INFRASTRUCTURE: A DELIBERATE CHOICE ALIGNED WITH HISTORY
The pronounced focus on infrastructure is not accidental; it reflects a long-standing strategy and addresses genuine needs. AFD has maintained a presence in Cameroon since 1960, and the nation has historically been one of the primary beneficiaries of its financing in Africa, with annual commitments averaging close to 150 billion FCFA since 2002. The flagship project of 2025 perfectly exemplifies this orientation.
On January 21, five financing agreements totaling 175.5 million euros were officially signed at the Ministry of Economy. The most significant of these agreements was dedicated to the Douala and Yaoundé Flood Control Program (PLIDY), backed by a sovereign loan of 150 million euros. This initiative aims to tackle the recurring floods plaguing the country’s two major cities, with the overarching goal of substantially reducing the vulnerability of both populations and essential infrastructure. This single project alone represents nearly five times the entire three-year budget that the Cameroonian government recently allocated to revitalize its wheat sector. Furthermore, AFD has also supported the Regional Capitals program—funded through the C2D mechanism—which seeks to modernize urban infrastructure in five secondary cities, alongside the Sporcap initiative for improving access to sports facilities.
AGRICULTURE REMAINS ON THE SIDELINES
Here, the contrast is striking.

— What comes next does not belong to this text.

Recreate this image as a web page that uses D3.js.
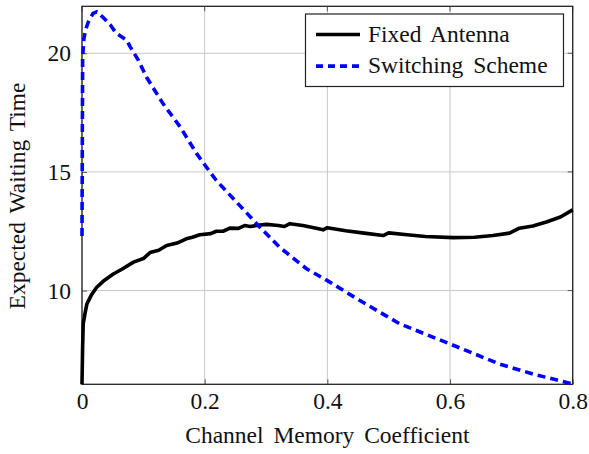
<!DOCTYPE html>
<html>
<head>
<meta charset="utf-8">
<script src="https://cdn.jsdelivr.net/npm/d3@7"></script>
<style>
  body { margin: 0; background: #fff; }
  svg text { font-family: 'Liberation Serif', 'Times New Roman', Times, serif !important; }
</style>
</head>
<body>
<div id="chart"></div>
<script>
const width = 589;
const height = 454;
const margin = { top: 6.3, right: 16.3, bottom: 69.7, left: 82 };
const serif = "'Liberation Serif', 'Times New Roman', Times, serif";
const fontSize = "23.5px";

// channel memory coefficient vs expected waiting time
const fixedX = [0, 0.001, 0.002, 0.005, 0.008, 0.015, 0.024, 0.035, 0.051, 0.065, 0.084, 0.1, 0.111, 0.125, 0.138, 0.155, 0.17, 0.18, 0.192, 0.21, 0.219, 0.23, 0.241, 0.255, 0.265, 0.274, 0.29, 0.301, 0.32, 0.33, 0.339, 0.36, 0.38, 0.393, 0.4, 0.43, 0.46, 0.491, 0.5, 0.53, 0.56, 0.605, 0.64, 0.67, 0.697, 0.713, 0.735, 0.757, 0.78, 0.8];
const fixedY = [6.05, 7.6, 8.6, 9.05, 9.44, 9.8, 10.14, 10.4, 10.7, 10.9, 11.2, 11.35, 11.6, 11.7, 11.9, 12.0, 12.18, 12.25, 12.35, 12.4, 12.5, 12.5, 12.63, 12.62, 12.74, 12.7, 12.76, 12.79, 12.74, 12.7, 12.82, 12.74, 12.64, 12.56, 12.65, 12.52, 12.42, 12.32, 12.43, 12.35, 12.28, 12.23, 12.25, 12.32, 12.42, 12.63, 12.72, 12.89, 13.1, 13.4];

const switchX = [0, 0.001, 0.003, 0.006, 0.01, 0.018, 0.024, 0.035, 0.046, 0.056, 0.073, 0.078, 0.092, 0.105, 0.132, 0.16, 0.187, 0.2, 0.219, 0.257, 0.29, 0.322, 0.366, 0.4, 0.453, 0.518, 0.6, 0.681, 0.736, 0.8];
const switchY = [12.3, 19.8, 20.6, 21.0, 21.3, 21.68, 21.75, 21.5, 21.2, 20.84, 20.55, 20.3, 19.7, 19.0, 17.88, 16.9, 15.77, 15.3, 14.64, 13.59, 12.67, 11.83, 10.92, 10.42, 9.58, 8.6, 7.75, 6.9, 6.48, 6.06];

const xTicks = [0, 0.2, 0.4, 0.6, 0.8];
const yTicks = [10, 15, 20];
const seriesNames = ["Fixed Antenna", "Switching Scheme"];

const svg = d3.select("#chart")
  .append("svg")
  .attr("width", width)
  .attr("height", height);

const x = d3.scaleLinear()
  .domain([0, 0.8])
  .range([margin.left, width - margin.right]);

const y = d3.scaleLinear()
  .domain([6.05, 21.98])
  .range([height - margin.bottom, margin.top]);

// grid
svg.append("g")
  .attr("stroke", "#c8c8c8")
  .attr("stroke-width", 1)
  .selectAll("line")
  .data(xTicks)
  .join("line")
    .attr("x1", d => x(d)).attr("x2", d => x(d))
    .attr("y1", margin.top).attr("y2", height - margin.bottom);

svg.append("g")
  .attr("stroke", "#c8c8c8")
  .attr("stroke-width", 1)
  .selectAll("line")
  .data(yTicks)
  .join("line")
    .attr("x1", margin.left).attr("x2", width - margin.right)
    .attr("y1", d => y(d)).attr("y2", d => y(d));

function xAxis(g) {
  g.attr("transform", `translate(0,${height - margin.bottom})`)
    .call(d3.axisBottom(x).tickValues(xTicks).tickSize(-5).tickPadding(8)
      .tickFormat(d => d === 0 ? "0" : d3.format(".1f")(d)))
    .attr("font-size", fontSize)
    .attr("font-family", serif);
  g.select(".domain").remove();
  g.selectAll(".tick line").attr("stroke", "#555");
  g.selectAll("text").attr("fill", "#111");
}

function yAxis(g) {
  g.attr("transform", `translate(${margin.left},0)`)
    .call(d3.axisLeft(y).tickValues(yTicks).tickSize(-5).tickPadding(11))
    .attr("font-size", fontSize)
    .attr("font-family", serif);
  g.select(".domain").remove();
  g.selectAll(".tick line").attr("stroke", "#555");
  g.selectAll("text").attr("fill", "#111");
}

svg.append("g").call(xAxis);
svg.append("g").call(yAxis);

// ticks on opposite sides
svg.append("g")
  .attr("stroke", "#555")
  .selectAll("line")
  .data(yTicks)
  .join("line")
    .attr("x1", width - margin.right - 5).attr("x2", width - margin.right)
    .attr("y1", d => y(d)).attr("y2", d => y(d));
svg.append("g")
  .attr("stroke", "#555")
  .selectAll("line")
  .data(xTicks)
  .join("line")
    .attr("x1", d => x(d)).attr("x2", d => x(d))
    .attr("y1", margin.top).attr("y2", margin.top + 5);

const line = d3.line()
  .x(d => x(d[0]))
  .y(d => y(d[1]));

const fixedData = fixedX.map((v, i) => [v, fixedY[i]]);
const switchData = switchX.map((v, i) => [v, switchY[i]]);

// frame (left edge grey like the reference)
svg.append("rect")
  .attr("x", margin.left)
  .attr("y", margin.top)
  .attr("width", width - margin.left - margin.right)
  .attr("height", height - margin.top - margin.bottom)
  .attr("fill", "none")
  .attr("stroke", "#222")
  .attr("stroke-width", 1.3);

const plot = svg.append("g");

plot.append("path")
  .datum(fixedData)
  .attr("fill", "none")
  .attr("stroke", "#000")
  .attr("stroke-width", 3.6)
  .attr("stroke-linejoin", "round")
  .attr("d", line);

plot.append("path")
  .datum(switchData)
  .attr("fill", "none")
  .attr("stroke", "#0000ff")
  .attr("stroke-width", 3.6)
  .attr("stroke-dasharray", "8,5")
  .attr("d", line);

// axis labels
svg.append("text")
  .attr("x", (margin.left + width - margin.right) / 2)
  .attr("y", 443.3)
  .attr("text-anchor", "middle")
  .attr("font-size", fontSize)
  .attr("word-spacing", "4px")
  .attr("fill", "#111")
  .text("Channel Memory Coefficient");

svg.append("text")
  .attr("transform", `translate(25,196) rotate(-90)`)
  .attr("text-anchor", "middle")
  .attr("font-size", fontSize)
  .attr("word-spacing", "3px")
  .attr("fill", "#111")
  .text("Expected Waiting Time");

// legend
const legend = svg.append("g");
legend.append("rect")
  .attr("x", 305.5).attr("y", 14)
  .attr("width", 258).attr("height", 72.5)
  .attr("fill", "#fff")
  .attr("stroke", "#222")
  .attr("stroke-width", 1.2);

const legendItems = legend.selectAll("g")
  .data(seriesNames)
  .join("g")
    .attr("transform", (d, i) => `translate(0,${34.5 + i * 31.6})`);

legendItems.append("line")
  .attr("x1", 316).attr("x2", 360)
  .attr("y1", 0).attr("y2", 0)
  .attr("stroke", (d, i) => i === 0 ? "#000" : "#0000ff")
  .attr("stroke-width", 3.6)
  .attr("stroke-dasharray", (d, i) => i === 0 ? null : "7,5");

legendItems.append("text")
  .attr("x", 368)
  .attr("y", 7.2)
  .attr("font-size", fontSize)
  .attr("word-spacing", "4px")
  .attr("fill", "#111")
  .text(d => d);
</script>
</body>
</html>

The Cameroonian government has designated food sovereignty as a foundational pillar of its National Development Strategy 2020-2030 (SND30). The Integrated Agro-Pastoral and Fisheries Import-Substitution Plan (PIISAH) 2024-2026 has committed 1,500 billion FCFA to lessen dependence on imported rice, wheat, palm oil, and other staple commodities. Within this national strategic context, the mere 1.7% of AFD’s 2025 commitments allocated to agriculture and food security is particularly noteworthy.
This minimal share stands in stark contrast to the institution’s actions in other nations. Between 2018 and 2024, Proparco successfully doubled its annual financing across Africa, mobilizing over 7.6 billion euros—approximately 1.2 billion per year—specifically targeting infrastructure, agriculture and food security, financial systems, and essential services. These continent-wide priorities, however, do not appear to translate with the same intensity into the Cameroonian portfolio. Despite this, robust precedents exist. AFD previously supported 8,000 productive projects in Cameroon through the ACEFA program, which reached 260,000 agricultural holdings and funded micro-projects in cereals, livestock, agro-processing, and commercialization sectors. The consolidation phase of this program now aims to reach one million Cameroonian agricultural holdings by 2035, recognizing that these two million family farms are responsible for nearly 80% of the national agricultural output. While these achievements are real, their budgetary weight within the 2025 portfolio remains marginal compared to the large-scale urban projects.
SOVEREIGN LOANS AT THE CORE OF ENGAGEMENT
The distribution by financial instrument illuminates another facet of the portfolio. In 2025, sovereign loans constituted 33.9% of commitments, followed by senior loans at 23.2%, C2D at 16.2%, and guarantees at 12.6%. Grants—a non-reimbursable instrument inherently best suited for social impact projects without immediate financial returns, such as in agriculture—represented only 6.3% of the total. This financial architecture operates with its own rationale. Major infrastructure projects are naturally conducive to sovereign loans because they generate tangible assets that can secure repayment. Agricultural projects, conversely, often involve dispersed populations, uncertain yields, and extended return horizons—conditions less compatible with conventional debt instruments. Consequently, the low proportion of grants in the portfolio may partially explain the relative underfunding of the agricultural sector. Across Central Africa, during the period under review, 64% of AFD’s commitments were dedicated to infrastructure and development projects. Cameroon, as the region’s primary recipient, accurately reflects this continental orientation. The question then arises: Does Yaoundé actively choose this allocation, or is it a consequence of negotiations with its donor?
SND30 AND AFD: TWO STRATEGIES SEEKING ALIGNMENT
The SND30 strategy outlines precise targets for structural transformation, including reducing food imports, fostering agro-industry development, and creating local added value. However, the operational logic of a donor whose primary instruments are sovereign loans tends to favor high-visibility urban projects—roads, drainage, equipment—rather than agricultural value chains that demand years of widespread support before yielding measurable results.